Memories come back and perch on her shoulder. They take the shape of dreams. They visit as tears.

She wants to talk to her parents. She does not want to hurt them again. She does not want to make them remember. She wants to ask for forgiveness. She wants to cry in her mother’s arms. She wants to be loved. Openly. So she can love openly. So she can abandon the fear that she will be punished when she becomes a parent. That history will repeat itself.

It is okay to talk about this. She knows that.


My mother Sudha is the fifth daughter and sixth child of her parents. There were eight siblings. Her closest sister committed suicide in her early twenties. Her name was Chanchal. My mother talks to me about her. She speaks of the household they grew up in. She was four years old in 1947 when this country became independent and was partitioned into India and Pakistan. Her mother, my Nani, was expecting her seventh child when the family abandoned their ancestral home in Lahore and moved to Amritsar. It took years, decades, generations, for them to feel at home again.

Like most Indian families, both sides of my parents’ family are obsessed, to some degree, with the male child and his privileges. My mother tries to rationalize it. She tells me brutal stories of how other significant adults were mean to girls, but she becomes protective about her own mother and father. They were valiant and fair.

I did not get a chance to know my mother’s parents very much, but my Nani appears in my dreams sometimes. I want to speak to her. I want to know how parents can love their daughters and still not give them permission to have any agency over their lives. I want to know how they can silently reaffirm that girls must have no control over their destinies. It angers and baffles me. I know that Nani won’t have the answers.

I am determined to break the script my grandmothers lived and died by. They were powerful women who did not have the authority to protect their own children. They were caregivers for everyone but they did not have permission to assert their needs and desires.

My father’s mother had three sons. Dadaji, my father’s father, is the only grandparent I really got to know. He lived past 90. We were both loving and confrontational in our relationship with each other. I defied him in ways that no one else did. We taught each other a lot.

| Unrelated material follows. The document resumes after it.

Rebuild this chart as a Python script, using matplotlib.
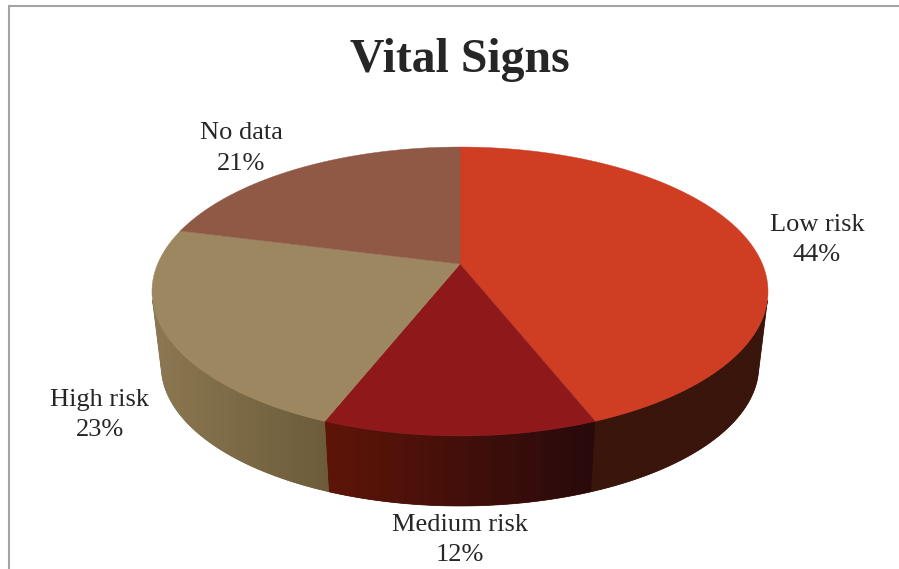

Dadaji took the news of my decision to marry Afzal—a Muslim from Uttar Pradesh—very badly. For a few days, he seemed to lose his grip on reality.... We did not know whether he would recover, but he did. When he met my in-laws eventually, he was gracious, soaking in conversations in Urdu with my father-in-law and Afzal. When our youngest child Naseem was born, he called out to her each time we visited, and glowed with happiness when she responded to him.

Raising children and being in love make me vulnerable. I have learnt that vulnerability is not weakness. Recognizing one’s vulnerability is pure courage. It gives me the will to stand up to oppression—to be honest, to confront. It makes me see things with clarity.